As had been previewed well in advance of the meeting, Morrison moved to withdraw the item. It could be a month before it returns.
Despite the punt, Council members were offered an earful from interested parties who were deeply critical of the citizen involvement portion of the plan. They were subsequently urged by representatives from across the gamut of Austin politics—from the Austin Neighborhoods Council to the Real Estate Council of Austin—to return the plan to the citizens’ task force.
Citizen testimony largely painted a collective picture of a dysfunctional process that featured disrespect from city staff and consultants, and left public concerns largely in the dust. And though the resolution from Morrison and Tovo would give the task force another swipe at the plan, it wasn’t enough for a deeply critical group of concerned citizens.

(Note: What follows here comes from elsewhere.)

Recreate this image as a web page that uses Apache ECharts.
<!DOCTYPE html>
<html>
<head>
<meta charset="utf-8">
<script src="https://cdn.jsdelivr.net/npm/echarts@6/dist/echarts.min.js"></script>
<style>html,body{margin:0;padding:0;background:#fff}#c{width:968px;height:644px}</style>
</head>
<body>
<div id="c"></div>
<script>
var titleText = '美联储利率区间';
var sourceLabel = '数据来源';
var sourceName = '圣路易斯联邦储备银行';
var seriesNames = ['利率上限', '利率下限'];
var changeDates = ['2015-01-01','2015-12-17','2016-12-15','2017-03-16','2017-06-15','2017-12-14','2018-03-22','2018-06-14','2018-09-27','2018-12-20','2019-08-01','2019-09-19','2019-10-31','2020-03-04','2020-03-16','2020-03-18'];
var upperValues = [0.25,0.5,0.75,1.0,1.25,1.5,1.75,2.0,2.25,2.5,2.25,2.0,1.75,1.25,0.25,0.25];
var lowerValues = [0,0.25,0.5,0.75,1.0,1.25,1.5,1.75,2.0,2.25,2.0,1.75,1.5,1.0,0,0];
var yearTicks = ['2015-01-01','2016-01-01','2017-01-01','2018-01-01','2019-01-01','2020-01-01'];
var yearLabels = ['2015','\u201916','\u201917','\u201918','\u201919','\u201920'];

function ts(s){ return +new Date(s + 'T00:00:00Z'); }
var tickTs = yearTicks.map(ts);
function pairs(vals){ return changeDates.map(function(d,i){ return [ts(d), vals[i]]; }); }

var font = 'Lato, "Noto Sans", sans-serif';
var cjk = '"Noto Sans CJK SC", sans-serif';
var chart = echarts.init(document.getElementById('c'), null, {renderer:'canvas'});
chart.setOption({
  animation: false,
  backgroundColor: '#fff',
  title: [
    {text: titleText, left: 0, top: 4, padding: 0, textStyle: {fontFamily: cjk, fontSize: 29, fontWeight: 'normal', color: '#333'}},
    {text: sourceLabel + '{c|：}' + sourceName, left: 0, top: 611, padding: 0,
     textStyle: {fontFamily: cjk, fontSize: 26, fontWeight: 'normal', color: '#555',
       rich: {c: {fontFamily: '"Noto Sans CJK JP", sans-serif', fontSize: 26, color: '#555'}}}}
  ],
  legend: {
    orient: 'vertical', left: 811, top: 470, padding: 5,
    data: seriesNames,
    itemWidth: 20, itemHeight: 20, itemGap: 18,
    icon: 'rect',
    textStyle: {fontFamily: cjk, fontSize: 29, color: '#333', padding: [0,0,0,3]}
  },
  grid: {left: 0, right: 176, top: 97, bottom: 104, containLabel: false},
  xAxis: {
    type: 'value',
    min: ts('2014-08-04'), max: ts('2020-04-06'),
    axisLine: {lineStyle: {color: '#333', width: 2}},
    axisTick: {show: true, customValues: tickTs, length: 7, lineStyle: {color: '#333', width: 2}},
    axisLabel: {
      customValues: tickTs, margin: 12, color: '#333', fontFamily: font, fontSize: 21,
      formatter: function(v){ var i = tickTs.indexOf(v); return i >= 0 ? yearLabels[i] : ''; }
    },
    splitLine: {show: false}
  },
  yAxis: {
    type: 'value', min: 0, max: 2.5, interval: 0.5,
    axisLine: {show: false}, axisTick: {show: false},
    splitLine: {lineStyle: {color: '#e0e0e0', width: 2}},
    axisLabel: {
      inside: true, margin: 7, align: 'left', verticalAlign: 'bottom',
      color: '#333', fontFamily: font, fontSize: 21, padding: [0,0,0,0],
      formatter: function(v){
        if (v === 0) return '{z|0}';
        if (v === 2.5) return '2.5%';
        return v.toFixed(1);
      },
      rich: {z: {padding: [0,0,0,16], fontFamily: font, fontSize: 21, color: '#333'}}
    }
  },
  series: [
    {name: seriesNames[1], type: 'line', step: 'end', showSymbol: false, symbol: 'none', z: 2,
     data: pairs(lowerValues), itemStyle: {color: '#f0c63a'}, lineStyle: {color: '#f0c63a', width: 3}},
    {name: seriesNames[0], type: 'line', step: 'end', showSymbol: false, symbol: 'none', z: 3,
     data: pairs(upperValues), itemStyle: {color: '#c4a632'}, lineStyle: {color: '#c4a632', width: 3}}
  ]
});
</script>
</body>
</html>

Rebecca Melançon served on the citizen’s task force charged with guiding the planning process. She told the Council that she wished Morrison and Tovo’s resolution had more teeth. “What I would like to see…is a much stronger resolution,” she said.
Task force member Mark Lind echoed those comments. “I really think that the task force needs to be put in control of the process, at long last, and city staff be directed to assist us in that,” he said.

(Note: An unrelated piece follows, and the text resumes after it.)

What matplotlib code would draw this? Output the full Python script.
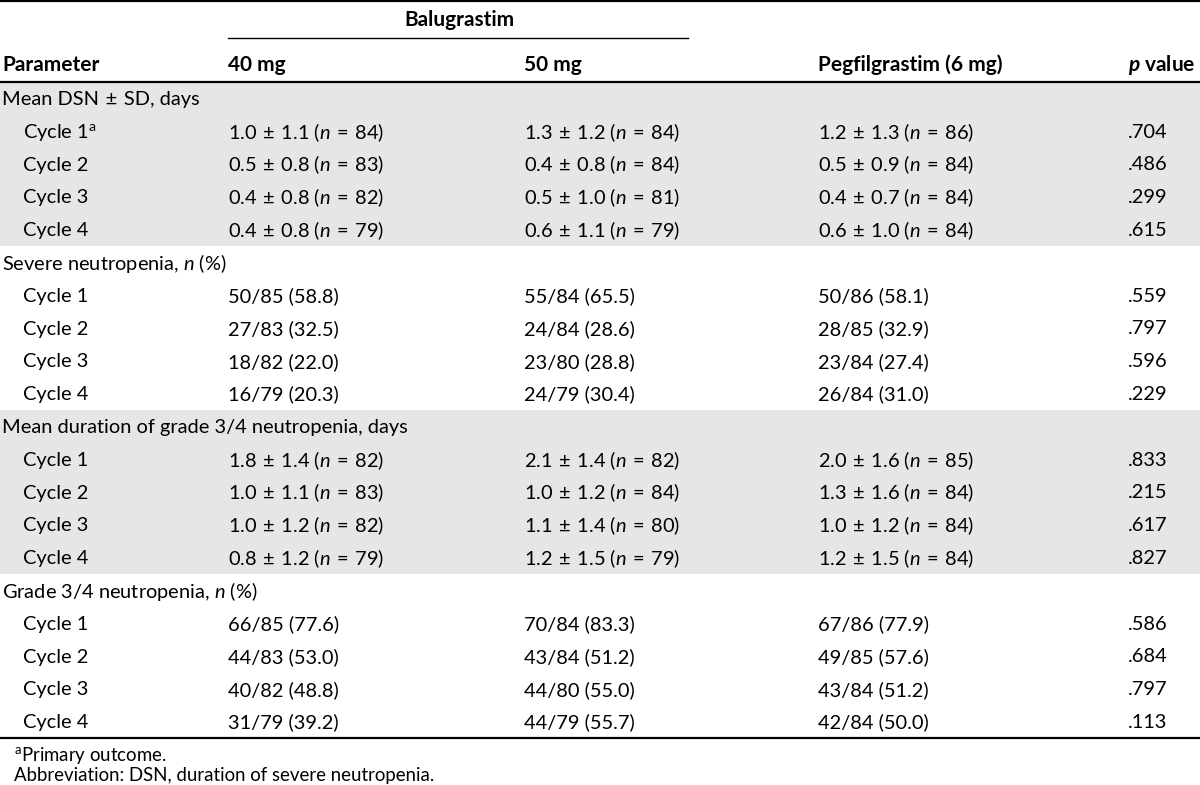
import matplotlib
matplotlib.use('Agg')
import matplotlib.pyplot as plt

plt.rcParams['font.family'] = ['Lato', 'DejaVu Sans']
plt.rcParams['mathtext.fontset'] = 'custom'
plt.rcParams['mathtext.rm'] = 'Lato'
plt.rcParams['mathtext.it'] = 'Lato:italic'
plt.rcParams['mathtext.bf'] = 'Lato:bold'
plt.rcParams['mathtext.bfit'] = 'Lato:italic:bold'

SP = '\u2004'  # slightly wider space around ± and =

# column headers
group_header = 'Balugrastim'
col_headers = ['Parameter', '40 mg', '50 mg', 'Pegfilgrastim (6 mg)', r'$\mathbfit{p}$ value']

# sections: title + four cycle rows each
sections = [
    'Mean DSN ± SD, days',
    r'Severe neutropenia, $n$ (%)',
    'Mean duration of grade 3/4 neutropenia, days',
    r'Grade 3/4 neutropenia, $n$ (%)',
]
cycles = [r'Cycle 1$^{\mathrm{a}}$', 'Cycle 2', 'Cycle 3', 'Cycle 4',
          'Cycle 1', 'Cycle 2', 'Cycle 3', 'Cycle 4',
          'Cycle 1', 'Cycle 2', 'Cycle 3', 'Cycle 4',
          'Cycle 1', 'Cycle 2', 'Cycle 3', 'Cycle 4']

# mean, SD, n  /  count, total, percent
bal40 = [('1.0', '1.1', 84), ('0.5', '0.8', 83), ('0.4', '0.8', 82), ('0.4', '0.8', 79),
         '50/85 (58.8)', '27/83 (32.5)', '18/82 (22.0)', '16/79 (20.3)',
         ('1.8', '1.4', 82), ('1.0', '1.1', 83), ('1.0', '1.2', 82), ('0.8', '1.2', 79),
         '66/85 (77.6)', '44/83 (53.0)', '40/82 (48.8)', '31/79 (39.2)']
bal50 = [('1.3', '1.2', 84), ('0.4', '0.8', 84), ('0.5', '1.0', 81), ('0.6', '1.1', 79),
         '55/84 (65.5)', '24/84 (28.6)', '23/80 (28.8)', '24/79 (30.4)',
         ('2.1', '1.4', 82), ('1.0', '1.2', 84), ('1.1', '1.4', 80), ('1.2', '1.5', 79),
         '70/84 (83.3)', '43/84 (51.2)', '44/80 (55.0)', '44/79 (55.7)']
peg6 = [('1.2', '1.3', 86), ('0.5', '0.9', 84), ('0.4', '0.7', 84), ('0.6', '1.0', 84),
        '50/86 (58.1)', '28/85 (32.9)', '23/84 (27.4)', '26/84 (31.0)',
        ('2.0', '1.6', 85), ('1.3', '1.6', 84), ('1.0', '1.2', 84), ('1.2', '1.5', 84),
        '67/86 (77.9)', '49/85 (57.6)', '43/84 (51.2)', '42/84 (50.0)']
pvals = ['.704', '.486', '.299', '.615',
         '.559', '.797', '.596', '.229',
         '.833', '.215', '.617', '.827',
         '.586', '.684', '.797', '.113']

footnotes = [r'$^{\mathrm{a}}$Primary outcome.', 'Abbreviation: DSN, duration of severe neutropenia.']


def cell(v):
    if isinstance(v, tuple):
        m, sd, n = v
        return f'{m}{SP}±{SP}{sd} ($n${SP}={SP}{n})'
    return v


W, H = 1200, 785
fig = plt.figure(figsize=(12, 7.85), dpi=100)
ax = fig.add_axes([0, 0, 1, 1])
ax.set_xlim(0, W)
ax.set_ylim(H, 0)
ax.axis('off')

col_x = [2, 228, 524, 818, 1128]
fs = 14.4
fs_head = 15
top = 82
rowh = 32.8
gray = '#e6e6e6'

# rules and group header
ax.axhline(1, color='black', lw=1.6)
ax.text(459, 20, group_header, ha='center', va='center', fontsize=fs_head, fontweight='bold')
ax.plot([228, 688], [38, 38], color='black', lw=1.0)
for x, h in zip(col_x, col_headers):
    ax.text(x, 65, h, ha='left', va='center', fontsize=fs_head, fontweight='bold')
ax.axhline(top, color='black', lw=1.6)

r = 0
for s, title in enumerate(sections):
    y0 = top + s * 5 * rowh
    if s % 2 == 0:
        ax.axhspan(y0, y0 + 5 * rowh, color=gray, lw=0, zorder=0)
    ax.text(col_x[0], y0 + rowh / 2 + 1, title.replace(' ± ', f'{SP}±{SP}'),
            ha='left', va='center', fontsize=fs)
    for k in range(4):
        y = y0 + (k + 1.5) * rowh + 1
        ax.text(23, y, cycles[r], ha='left', va='center', fontsize=fs)
        ax.text(col_x[1], y, cell(bal40[r]), ha='left', va='center', fontsize=fs)
        ax.text(col_x[2], y, cell(bal50[r]), ha='left', va='center', fontsize=fs)
        ax.text(col_x[3], y, cell(peg6[r]), ha='left', va='center', fontsize=fs)
        ax.text(col_x[4], y, pvals[r], ha='left', va='center', fontsize=fs)
        r += 1

bottom = top + 20 * rowh
ax.axhline(bottom, color='black', lw=1.6)
ax.text(14, bottom + 17, footnotes[0], ha='left', va='center', fontsize=fs - 1)
ax.text(14, bottom + 37, footnotes[1], ha='left', va='center', fontsize=fs - 1)

fig.savefig('out.png', dpi=100)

Neighborhood activist Joan Bartz listed specific concerns, including her allegations that the city refused to provide data requested by citizens, failed to consider task force recommendations, and “used condescending language” when addressing task force members.

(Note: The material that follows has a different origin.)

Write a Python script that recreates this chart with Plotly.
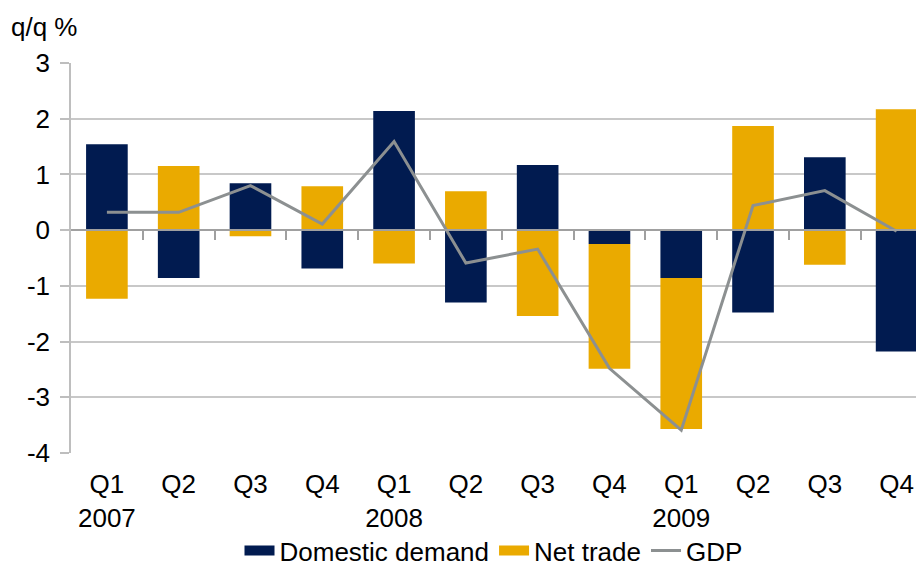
import plotly.graph_objects as go

quarters = ["Q1", "Q2", "Q3", "Q4", "Q1", "Q2", "Q3", "Q4", "Q1", "Q2", "Q3", "Q4"]
years = ["2007", "", "", "", "2008", "", "", "", "2009", "", "", ""]
domestic_demand = [1.54, -0.86, 0.84, -0.69, 2.14, -1.30, 1.17, -0.25, -0.86, -1.48, 1.31, -2.18]
net_trade = [-1.23, 1.15, -0.11, 0.79, -0.60, 0.70, -1.54, -2.24, -2.71, 1.87, -0.62, 2.17]
gdp = [0.32, 0.32, 0.80, 0.11, 1.59, -0.59, -0.34, -2.48, -3.59, 0.44, 0.71, -0.02]
y_ticks = [-4, -3, -2, -1, 0, 1, 2, 3]

x = list(range(len(quarters)))
ticktext = [q + ("<br>" + y if y else "") for q, y in zip(quarters, years)]

NAVY = "#011B50"
GOLD = "#EAAA00"
GREY = "#8C9091"
FONT = "Liberation Sans, Arial, sans-serif"

fig = go.Figure()
fig.add_trace(go.Bar(x=x, y=domestic_demand, name="Domestic demand", legendgroup="dd",
                     showlegend=False,
                     marker=dict(color=NAVY, line=dict(width=0)), width=0.58))
fig.add_trace(go.Bar(x=x, y=net_trade, name="Net trade", legendgroup="nt",
                     showlegend=False,
                     marker=dict(color=GOLD, line=dict(width=0)), width=0.58))
fig.add_trace(go.Scatter(x=x, y=gdp, name="GDP", mode="lines", xaxis="x2",
                         showlegend=False, legendgroup="gdp",
                         line=dict(color=GREY, width=3)))
# legend entries (wide rectangular keys like the original)
fig.add_trace(go.Scatter(x=[None], y=[None], name="Domestic demand", mode="lines",
                         legendgroup="dd", line=dict(color=NAVY, width=17)))
fig.add_trace(go.Scatter(x=[None], y=[None], name="Net trade", mode="lines",
                         legendgroup="nt", line=dict(color=GOLD, width=17)))
fig.add_trace(go.Scatter(x=[None], y=[None], name="GDP", mode="lines",
                         legendgroup="gdp", line=dict(color=GREY, width=3)))

xr = [-0.5, 11.27]
fig.update_layout(
    width=916, height=568,
    margin=dict(l=71, r=0, t=63, b=115, autoexpand=False),
    paper_bgcolor="white", plot_bgcolor="white",
    barmode="relative",
    font=dict(family=FONT, size=26, color="#000000"),
    xaxis=dict(range=xr, tickvals=x, ticktext=ticktext, showgrid=False,
               zeroline=False, showline=False, ticks="", ticklabelstandoff=13,
               tickfont=dict(size=26), automargin=False),
    xaxis2=dict(range=xr, overlaying="x", anchor="free", position=4/7,
                showgrid=False, zeroline=False, showline=True, linecolor="#A0A0A0",
                linewidth=1.5, ticks="outside", ticklen=9, tickcolor="#A0A0A0",
                tickwidth=1.5, tickvals=[i + 0.5 for i in range(11)],
                showticklabels=False),
    yaxis=dict(range=[-4, 3], tickvals=y_ticks, ticktext=[str(v) for v in y_ticks],
               showgrid=True, gridcolor="#C8C8C8",
               gridwidth=1.5, zeroline=False, showline=True, linecolor="#BEBEBE",
               linewidth=1.5, ticks="outside", ticklen=9, tickcolor="#BEBEBE",
               tickwidth=1.5, ticklabelstandoff=5, tickfont=dict(size=26),
               automargin=False),
    legend=dict(orientation="h", x=0.5, xanchor="center", y=-0.19, yanchor="top",
                font=dict(size=26), tracegroupgap=0,
                bgcolor="rgba(0,0,0,0)"),
    showlegend=True,
    annotations=[dict(text="q/q %", xref="paper", yref="paper", x=-0.073, y=1.092,
                      xanchor="left", yanchor="middle", showarrow=False,
                      font=dict(size=26))],
)

fig.write_html("out.html", config={"displayModeBar": False},
               post_script="document.body.style.margin='0px';")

In a rare bit of agreement between neighborhoods and developers, the Real Estate Council of Austin’s Jeff Howard said that his organization is also in favor of the bulk of Tovo and Morrison’s resolution. “I…think that the citizens’ task force is ideally suited to take this plan and start processing it,” he said.
The delay will give the city’s Planning Commission a chance to weigh in on the issue before the Council again tackles Morrison and Tovo’s resolution. Coming into the Council meeting, Riley, a former Planning Commission chair, was concerned that language in the charter specifically reserved the review of the comprehensive plan for that body.
Riley added that he was confident that city staff and stakeholders would be able to tackle issues with the plan. He gently nudged his colleagues forward. “I want to encourage everybody to stay focused on that goal of establishing a process where the citizens can work cooperatively to cover all of this ground and get it figured out,” he said.
“This comprehensive plan is an opportunity for all of us to come together and develop our own work-product as a community,” Riley continued, “and to the extent that we fail at that it is a failure on our part as a community.”